A decade ago this month, I re-launched my personal blog, migrating from the now-defunct ValueWeb to Site5.
Some stats:
- 546 posts — or one every 6.7 days — with monthly post counts ranging between 1 and 20
- 278 total comments
- 58,189 spam comments — roughly 16 per day — have been defeated by Akismet (with 352 false negatives, a success rate of 99.4 percent)
- 91 access intrusions averted in the last 7 days
- Several hundred active visitors in any given month with 1.12 pages per session viewed
- Between 50 and 100 RSS subscribers (it varies widely) at any given time
So. A decade as a blogger. Some takeaways:
- Blogging is a discipline, no different in its way than exercise: It can be painful at times, but when you get out of the habit, it’s hard to get back in. Yet when you stick with it, it gets easier — so you can stretch your technique and stamina over time.
- Sharing is a strategy, not a practice. It’s possible to over-share — in fact, a while back, I hid several old posts because they were too personal. And I’ve always had a policy of not fully naming private individuals, to protect their privacy from others’ Google-Fu.
- Blogging regularly is an important part of staying sharp as a writer.
- It’s often easier for me to write longer essays when I have coffee. But fiction stuff (which I don’t blog) is best accompanied by a martini.

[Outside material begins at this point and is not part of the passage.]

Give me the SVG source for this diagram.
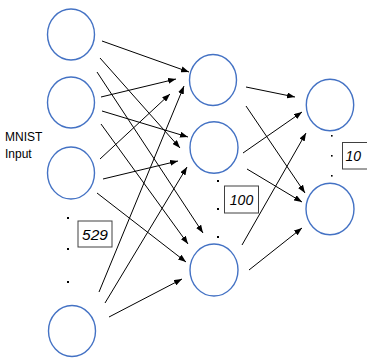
<svg xmlns="http://www.w3.org/2000/svg" width="367" height="358" viewBox="0 0 367 358">
<style>
.n{fill:#fff;stroke:#4472C4;stroke-width:1.4}
.c line{stroke:#000;stroke-width:1;marker-end:url(#ah)}
.d{fill:#000}
.bx{fill:#fff;stroke:#404040;stroke-width:1}
.lb{font-family:"Liberation Sans",Arial,sans-serif;font-style:italic;fill:#000}
.t{font-family:"Liberation Sans",Arial,sans-serif;font-size:12px;fill:#000}
</style>
<defs>
<marker id="ah" markerUnits="userSpaceOnUse" markerWidth="8" markerHeight="6" refX="8" refY="3" orient="auto">
<path d="M0,0 L8,3 L0,6 z" fill="#000"/>
</marker>
</defs>
<rect width="367" height="358" fill="#fff"/>
<g class="c" id="connectors">
<line x1="102" y1="41" x2="189" y2="72"/>
<line x1="100" y1="58" x2="180" y2="148"/>
<line x1="97" y1="72" x2="203" y2="233"/>
<line x1="101" y1="97" x2="176" y2="79"/>
<line x1="102" y1="111" x2="188" y2="137"/>
<line x1="101" y1="124" x2="188" y2="244"/>
<line x1="100" y1="159" x2="170" y2="94"/>
<line x1="103" y1="179" x2="178" y2="161"/>
<line x1="97" y1="193" x2="186" y2="262"/>
<line x1="99" y1="292" x2="184" y2="86"/>
<line x1="105" y1="303" x2="187" y2="167"/>
<line x1="109" y1="317" x2="182" y2="279"/>
<line x1="246" y1="87" x2="295" y2="97"/>
<line x1="246" y1="106" x2="305" y2="193"/>
<line x1="243" y1="153" x2="302" y2="112"/>
<line x1="247" y1="169" x2="302" y2="202"/>
<line x1="242" y1="245" x2="306" y2="133"/>
<line x1="249" y1="270" x2="302" y2="228"/>
</g>
<g id="in1"><ellipse class="n" cx="71" cy="34.5" rx="23.5" ry="25.5"/></g>
<g id="in2"><ellipse class="n" cx="71" cy="102.5" rx="23.5" ry="25.5"/></g>
<g id="in3"><ellipse class="n" cx="71" cy="173" rx="23.5" ry="26"/></g>
<g id="in4"><ellipse class="n" cx="72" cy="331" rx="23.5" ry="25.5"/></g>
<g id="h1"><ellipse class="n" cx="213" cy="80" rx="23.5" ry="25.5"/></g>
<g id="h2"><ellipse class="n" cx="214" cy="147.5" rx="24" ry="25.8"/></g>
<g id="h3"><ellipse class="n" cx="214" cy="270" rx="24" ry="26"/></g>
<g id="o1"><ellipse class="n" cx="330" cy="105" rx="23.7" ry="25.7"/></g>
<g id="o2"><ellipse class="n" cx="330" cy="209" rx="24" ry="25.7"/></g>
<g id="dots">
<rect class="d" x="67" y="217" width="2" height="2"/>
<rect class="d" x="67" y="248" width="2" height="2"/>
<rect class="d" x="67" y="281" width="2" height="2"/>
<rect class="d" x="217" y="180" width="2" height="2"/>
<rect class="d" x="217" y="208" width="2" height="2"/>
<rect class="d" x="217" y="236" width="2" height="2"/>
<rect class="d" x="331" y="135" width="1.6" height="1.6"/>
<rect class="d" x="331" y="155" width="1.6" height="1.6"/>
<rect class="d" x="331" y="175" width="1.6" height="1.6"/>
</g>
<g id="label-529">
<rect class="bx" x="78" y="221" width="34" height="26"/>
<text class="lb" x="95" y="240" font-size="15.5" text-anchor="middle">529</text>
</g>
<g id="label-100">
<rect class="bx" x="224.5" y="186" width="34" height="27"/>
<text class="lb" x="241.5" y="205" font-size="14" text-anchor="middle">100</text>
</g>
<g id="label-10">
<rect class="bx" x="342.5" y="142.5" width="30" height="26.5"/>
<text class="lb" x="345.5" y="160.5" font-size="14">10</text>
</g>
<g id="mnist-label">
<text class="t" x="5" y="140.5">MNIST</text>
<text class="t" x="5" y="157.5">Input</text>
</g>
</svg>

- Cats thwart productivity.
- The leap from regular hobbyist blogger to professional blogger is not insubstantial. I’ve never found a reason to go hot-and-heavy into social or ad-supported blogging. Too much effort for a relatively minor payoff; the big successes in the blogging world come from lightning-in-a-bottle moments that are too hard to predict.
Thanks to all of you who read this blog. I hope you find it, at a minimum, interesting.